THE PROPHET – Kahlil Gibran

What a melancholy day. Memorial Day, May 26, 2013. Cloudy, dismal, and cold. I drove to the small town cemetery where my father is buried to offer up my thanks and leave a bit of beauty. On the way there NPR was broadcasting poets reading somber and heart wrenching poetry about love and loss. The way home was even sadder for the broadcast had moved on to memoirs of Vietnam veterans. The little town by the cemetery has become seedy, run down, and sad looking.

Home again I picked up my beat up copy of The Prophet that I scavenged from an antique mall. It's been reclining by my bed for weeks now. Finding it at the mall had stirred up memories of my friends and I passing it around in college and memorizing quotes that seemed so relevant during the Vietnam era. This particular copy was published later than the one I would have had (1977) and I had forgotten that it was originally published in 1923. Not remembering anything about it I was still thinking about college times when I opened the book to see this written inside the front cover, “Maxine, I want you to have this. Consider it my Christmas present to you. I hope you do take the time to read it. Sorry that I didn't know. Vicki.” Hmmm, who were or are Vicki and Maxine? What did Vicki need to know and didn't? Why did Maxine let this treasure get away from her and end up in a dusty dank pile of old books? I had to have it, and so it goes.

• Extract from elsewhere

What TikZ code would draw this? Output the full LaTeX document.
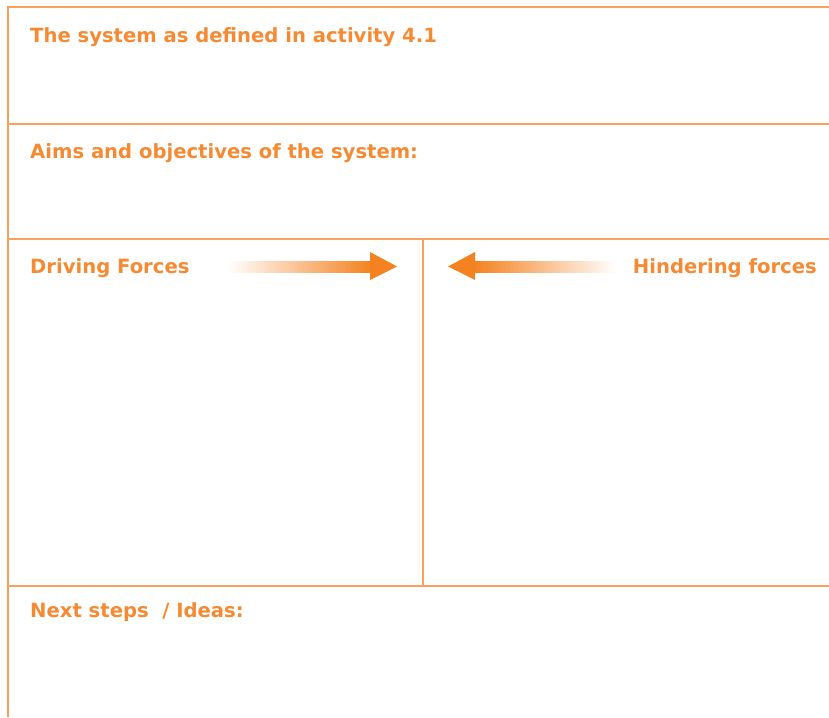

In some unnamed time and place a wandering prophet (I think I might be getting addicted to pilgrim stories too!) has been in a coastal town for twelve years while waiting for a ship to come and take him back to his home that he so misses. He wants to give his devoted followers something. Since he has no possessions he decides to spend time talking with them and requests each to ask an important question from the heart. The answers from the prophet are written like poetical philosophical essays. My favorite chapters and quotations at this time are as follows:
Giving - “There are those who give little of the much which they have and they give it for recognition and their hidden desire makes their gifts unwholesome.” 
Teaching - “If he is indeed wise he does not bid you enter the house of his wisdom, but rather leads you to the threshold of your own mind.” 
Death - “And what is it to cease breathing, but to free the breath from its restless tides, that it may rise and expand and seek God unencumbered?”
If you have this book and take it down periodically and peruse the chapters I am guessing different chapters will speak to you at different times. I'm sure when I was 19 the above were not the ones I quoted. More than likely it was Love, Joy and Sorrow, and perhaps Self-knowledge.

This book also reminds me a lot of Coelho's The Alchemist. I guess I like my philosophy delivered via a pilgrim and also cloaked in mystery and in story. I wonder what ever happened to my college days copy? Bless Vicki and Maxine wherever they are.